Durante esos largos años, el hombre observa casi continuamente al guardián: se olvida de los otros y le parece que él es el único obstáculo que lo separa de la ley. Maldice su mala suerte, durante los primeros años audazmente y en voz alta; más tarde, a medida que envejece, sólo murmura para sí. Retorna a la infancia, y como en su cuidadosa y larga contemplación del guardián ha llegado a conocer hasta las pulgas de su cuello de piel, también suplica a las pulgas que lo ayuden y convenzan al guardián.

Finalmente, su vista se debilita, y ya no sabe si realmente hay menos luz, o si sólo lo engañan sus ojos. Pero en medio de la oscuridad distingue un resplandor, que surge inextinguible de la puerta de la ley. Ya le queda poco tiempo de vida. Antes de morir, todas las experiencias de esos largos años se confunden en su mente en una sola pregunta, que hasta ahora no ha formulado. Hace señas al guardián para que se acerque, ya que el rigor de la muerte comienza a endurecer su cuerpo. El guardián se ve obligado a agacharse mucho para hablar con él, porque la disparidad de estaturas entre ambos ha aumentado bastante con el tiempo, para desmedro del campesino.

–¿Qué quieres saber ahora? –pregunta el guardián–. Eres insaciable.

–Todos se esfuerzan por llegar a la ley –dice el hombre–. ¿Cómo es posible entonces que durante tantos años nadie más que yo pretendiera entrar?

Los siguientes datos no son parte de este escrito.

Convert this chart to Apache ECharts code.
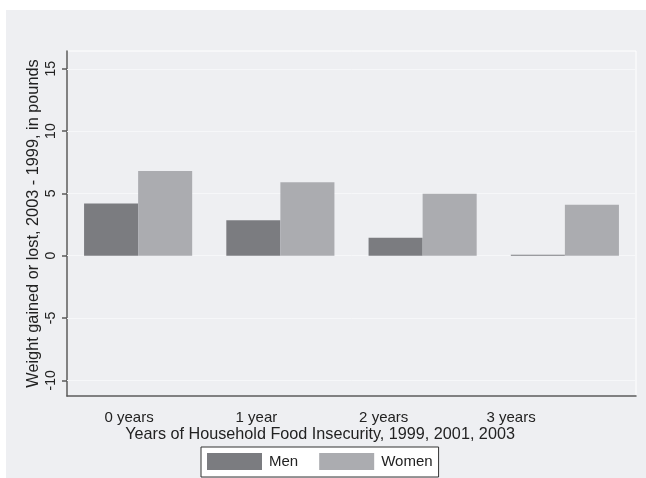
<!DOCTYPE html>
<html>
<head>
<meta charset="utf-8">
<script src="https://cdn.jsdelivr.net/npm/echarts@6/dist/echarts.min.js"></script>
<style>
html,body{margin:0;padding:0;background:#fff;}
#c{width:646px;height:478px;}
</style>
</head>
<body>
<div id="c"></div>
<script>
var categories = ['0 years', '1 year', '2 years', '3 years'];
var men = [4.2, 2.85, 1.45, 0.08];
var women = [6.8, 5.9, 4.98, 4.08];
var yTicks = [-10, -5, 0, 5, 10, 15];
var yMin = -11.26, yMax = 16.43;
var xTitle = 'Years of Household Food Insecurity, 1999, 2001, 2003';
var yTitle = 'Weight gained or lost, 2003 - 1999, in pounds';

var FONT = '"Liberation Sans", Arial, sans-serif';
var BG = '#eeeff2';
var chart = echarts.init(document.getElementById('c'), null, {renderer: 'canvas'});
chart.setOption({
  animation: false,
  backgroundColor: '#ffffff',
  textStyle: {fontFamily: FONT},
  graphic: [{
    type: 'rect', left: 6, top: 10, z: -10,
    shape: {width: 640, height: 468},
    style: {fill: BG}
  }],
  grid: [
    {left: 67, right: 10, top: 51, bottom: 82, show: true, borderColor: '#ffffff', borderWidth: 1, backgroundColor: 'transparent'},
    {left: 65.4, right: 71.3, top: 51, bottom: 82, show: false}
  ],
  xAxis: [
    {type: 'category', gridIndex: 0, data: categories,
     axisLine: {onZero: false, lineStyle: {color: '#5a5a5a', width: 1.5}},
     axisTick: {show: false}, axisLabel: {show: false}, splitLine: {show: false}},
    {type: 'category', gridIndex: 1, data: categories,
     axisLine: {show: false, onZero: false}, axisTick: {show: false},
     axisLabel: {color: '#222', fontSize: 15, margin: 14, fontFamily: FONT},
     name: xTitle, nameLocation: 'middle', nameGap: 30.5, nameMoveOverlap: false,
     nameTextStyle: {color: '#222', fontSize: 16.2, fontFamily: FONT}}
  ],
  yAxis: [
    {type: 'value', gridIndex: 0, min: yMin, max: yMax,
     axisLine: {show: true, lineStyle: {color: '#5a5a5a', width: 1.5}},
     axisTick: {show: true, length: 5, customValues: yTicks, lineStyle: {color: '#5a5a5a', width: 1.5}},
     axisLabel: {customValues: yTicks, rotate: 90, margin: 9, fontSize: 14, color: '#222', fontFamily: FONT},
     splitLine: {show: false},
     name: yTitle, nameLocation: 'middle', nameGap: 25.5, nameMoveOverlap: false,
     nameTextStyle: {color: '#222', fontSize: 16.3, fontFamily: FONT}},
    {type: 'value', gridIndex: 1, show: false}
  ],
  legend: {
    data: ['Men', 'Women'],
    left: 201, top: 447,
    orient: 'horizontal',
    itemWidth: 55, itemHeight: 17, itemGap: 21,
    padding: [6, 6, 7, 6],
    backgroundColor: '#ffffff', borderColor: '#333', borderWidth: 1,
    icon: 'rect',
    textStyle: {fontSize: 15, color: '#222', fontFamily: FONT, padding: [0, 0, 0, 2]}
  },
  series: [
    {name: 'Men', type: 'bar', xAxisIndex: 0, yAxisIndex: 0, data: men,
     barGap: '0%', barCategoryGap: '24%', z: 10,
     itemStyle: {color: '#7b7c80'},
     markLine: {silent: true, symbol: 'none', label: {show: false},
       lineStyle: {color: '#f6f7f9', type: 'solid', width: 1},
       data: yTicks.map(function (v) { return {yAxis: v}; })}},
    {name: 'Women', type: 'bar', xAxisIndex: 0, yAxisIndex: 0, data: women,
     barGap: '0%', barCategoryGap: '24%', z: 10,
     itemStyle: {color: '#abacb0'}}
  ]
});
</script>
</body>
</html>
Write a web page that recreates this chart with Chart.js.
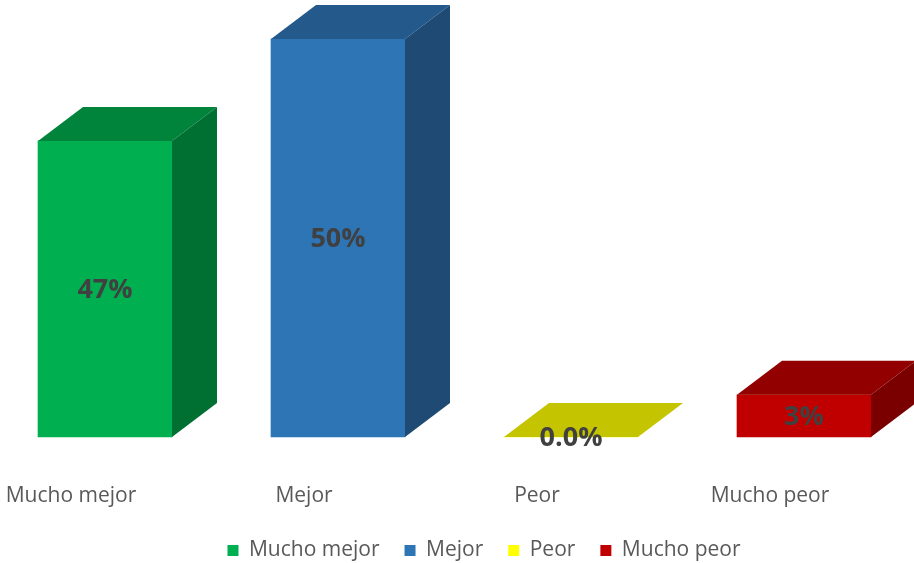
<!DOCTYPE html>
<html>
<head>
<meta charset="utf-8">
<script src="https://cdn.jsdelivr.net/npm/chart.js@4/dist/chart.umd.min.js"></script>
<style>
html,body{margin:0;padding:0;background:#ffffff;}
#wrap{width:914px;height:563px;}
</style>
</head>
<body>
<div id="wrap"><canvas id="c" width="914" height="563"></canvas></div>
<script>
// Categories and values
const categories = ['Mucho mejor', 'Mejor', 'Peor', 'Mucho peor'];
// bar heights as drawn in the picture (hidden axis 0–50, tallest bar = 50)
const values = [37.2, 50, 0, 5.3];
// data label texts printed on the bars
const valueLabels = ['47%', '50%', '0.0%', '3%'];

const frontColors = ['#00B050', '#2E75B6', '#FFFF00', '#C00000'];
const topColors   = ['#00843C', '#23598B', '#C4C400', '#920000'];
const sideColors  = ['#007032', '#1E4A74', '#A3A300', '#7A0000'];

const DX = 45, DY = 34;

const bar3d = {
  id: 'bar3d',
  afterDatasetsDraw(chart) {
    const ctx = chart.ctx;
    const meta = chart.getDatasetMeta(0);
    ctx.save();
    meta.data.forEach((el, i) => {
      const p = el.getProps(['x', 'y', 'base', 'width'], true);
      const l = p.x - p.width / 2, r = p.x + p.width / 2;
      const top = Math.min(p.y, p.base), base = Math.max(p.y, p.base);
      // top face
      ctx.fillStyle = topColors[i];
      ctx.beginPath();
      ctx.moveTo(l, top);
      ctx.lineTo(r, top);
      ctx.lineTo(r + DX, top - DY);
      ctx.lineTo(l + DX, top - DY);
      ctx.closePath();
      ctx.fill();
      // side face
      if (base - top > 0.5) {
        ctx.fillStyle = sideColors[i];
        ctx.beginPath();
        ctx.moveTo(r, top);
        ctx.lineTo(r + DX, top - DY);
        ctx.lineTo(r + DX, base - DY);
        ctx.lineTo(r, base);
        ctx.closePath();
        ctx.fill();
      }
    });
    ctx.font = 'bold 27px "Open Sans"';
    ctx.fillStyle = '#404040';
    ctx.textAlign = 'center';
    ctx.textBaseline = 'middle';
    meta.data.forEach((el, i) => {
      const p = el.getProps(['x', 'y', 'base'], true);
      ctx.fillText(valueLabels[i], p.x, (p.y + p.base) / 2 + 1);
    });
    ctx.restore();
  }
};

new Chart(document.getElementById('c'), {
  type: 'bar',
  data: {
    labels: categories,
    datasets: [{
      data: values,
      backgroundColor: frontColors,
      borderWidth: 0,
      barThickness: 134,
      clip: false
    }]
  },
  options: {
    responsive: false,
    animation: false,
    events: [],
    layout: { padding: { top: 39, left: 54, right: 0, bottom: -8 } },
    plugins: {
      tooltip: { enabled: false },
      legend: {
        display: true,
        position: 'bottom',
        labels: {
          boxWidth: 11,
          boxHeight: 11,
          padding: 25,
          color: '#595959',
          font: { family: 'Open Sans', size: 21 },
          generateLabels: () => categories.map((c, i) => ({
            text: c,
            fillStyle: frontColors[i],
            strokeStyle: frontColors[i],
            lineWidth: 0,
            hidden: false,
            index: i,
            fontColor: '#595959'
          }))
        }
      }
    },
    scales: {
      x: {
        type: 'category',
        offset: false,
        grid: { display: false },
        border: { display: false },
        ticks: {
          color: '#595959',
          font: { family: 'Open Sans', size: 21 },
          padding: 38,
          labelOffset: -34,
          maxRotation: 0,
          autoSkip: false
        },
        afterFit(s) { s.height = 78; }
      },
      y: {
        min: 0, max: 50,
        grid: { display: false },
        border: { display: false },
        ticks: { display: false },
        afterFit(s) { s.width = 51; }
      },
      y2: {
        position: 'right',
        min: 0, max: 50,
        grid: { display: false },
        border: { display: false },
        ticks: { display: false },
        afterFit(s) { s.width = 110; }
      }
    }
  },
  plugins: [bar3d]
});
</script>
</body>
</html>
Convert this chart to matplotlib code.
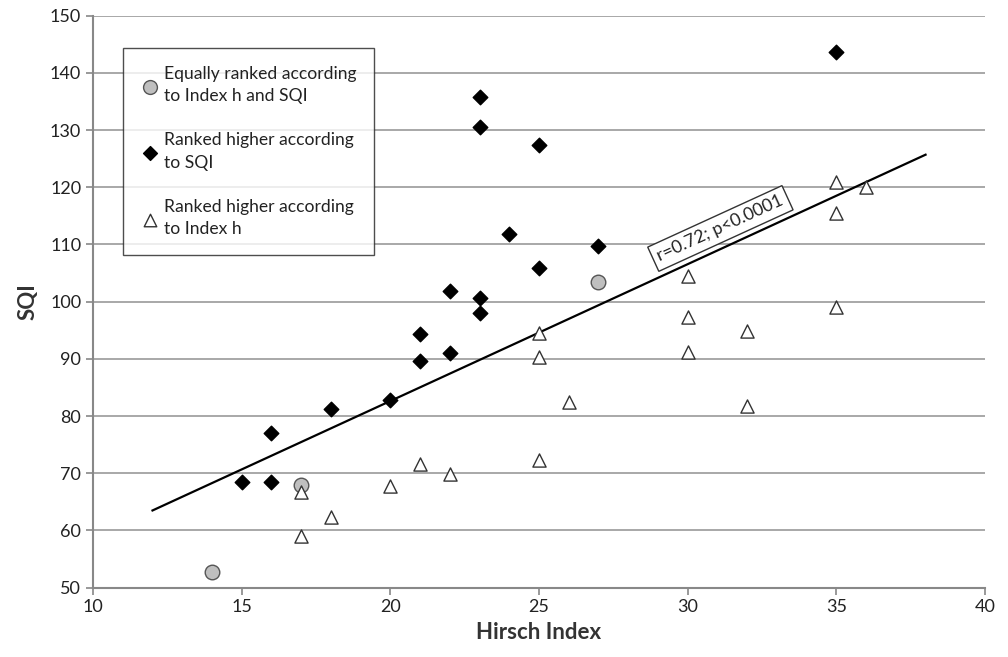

El guardián comprende que el hombre está a punto de morir, y para que sus desfallecientes sentidos perciban sus palabras, le dice junto al oído con voz atronadora:

–Nadie podía pretenderlo porque esta entrada era solamente para tí. Ahora voy a cerrarla.

Franz Kafka

El superyo, la censura, el guardián que hay que atravesar… Ir más allá del padre para poder ingresar en la ley… Ir más allá del miedo, de las limitaciones…

Vivir es, también, traspasar nuestros propios límites.

Vivir, no es respirar, ni ser siempre un niño, es un plus, allí, a disposición del ser humano… un lugar que el deseo propio permite habitar.